CONTAINER ID IMAGE COMMAND CREATED STATUS PORTS NAMES
... data here ...
You're looking for an entry like
ce7b386189fa opensearchproject/opensearch:2.3.0 "./opensearch-docker…" 6 months ago Up 4 hours 0.0.0.0:9200->9200/tcp, :::9200->9200/tcp, 9300/tcp, 0.0.0.0:9600->9600/tcp, :::9600->9600/tcp, 9650/tcp caltechauthors_search_1
Assuming you see the the ported mapped to outside the container then we can work with that output on localhost host.
Get a list of available indexes.
curl http://localhost:9200/_settings
The indexes we're interested in have the repo name (e.g. "caltechauthors") and the word "stats" in the name.

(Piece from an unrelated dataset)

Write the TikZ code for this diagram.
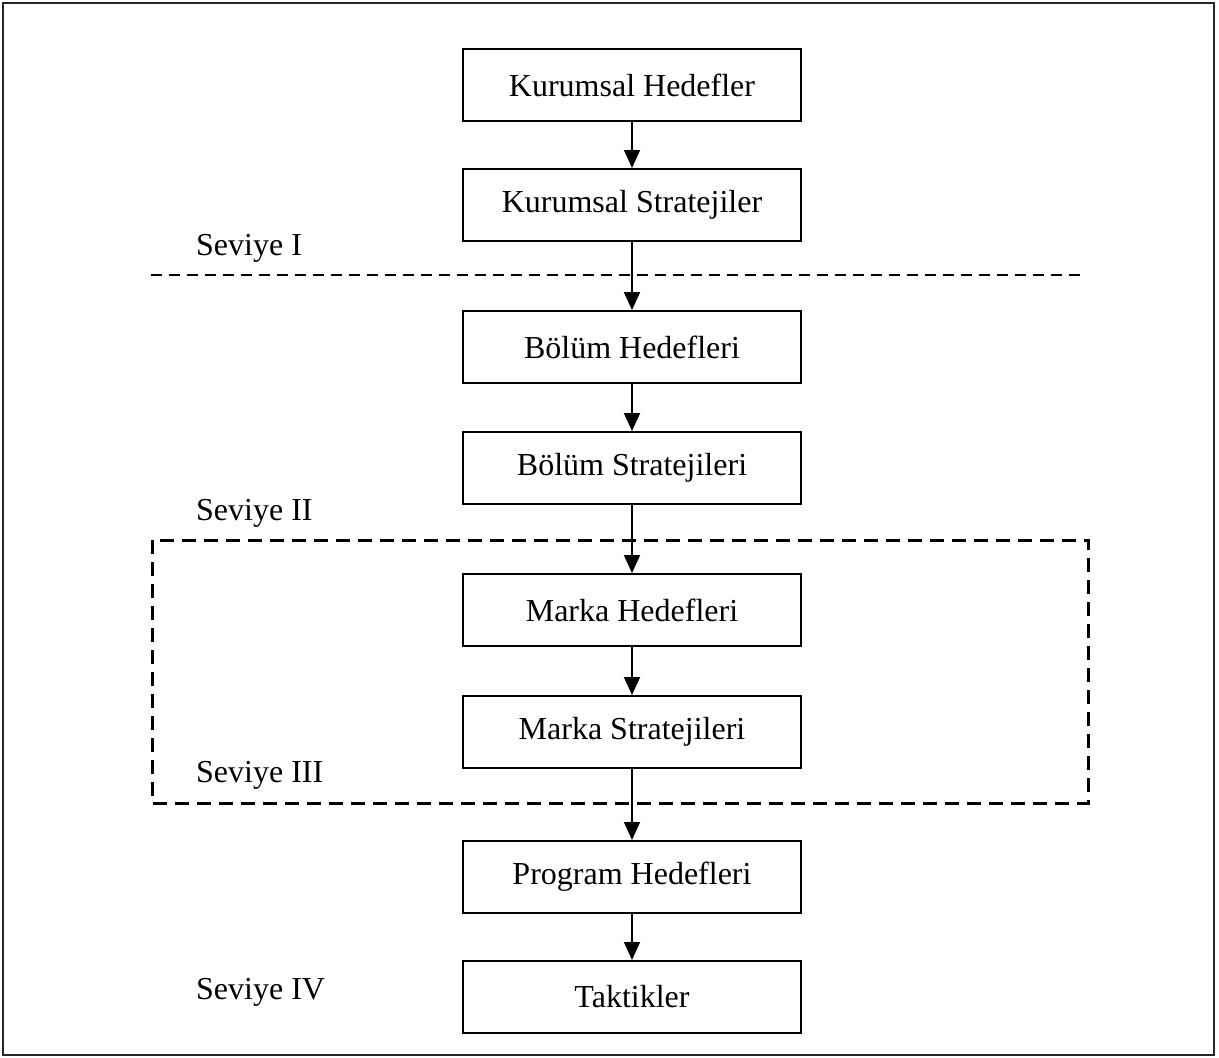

curl http://localhost:9200/_settings | jq '.' \
| grep '\-stats\-' | cut -d\" -f 2 | \
grep -v provided_name | sort -u -r >stats-indexes.txt
Now we have a list of indexes that maybe of interesting to us.
From here we just need to know the repository name to know what needs to get backed up.
After reviewing indexes with Tom, we're going to backup any with the REPO_ID in the name.
Opensearch provides a "_settings" end point that shows how the Opensearch instance is configured. You can look for the REPO id in the settings object to get a list of indexes.
curl http://localhost:9200/_settings | jq '.' \
| grep "${REPO_ID}-" | cut -d\" -f 2 | \
grep -v provided_name | sort -u -r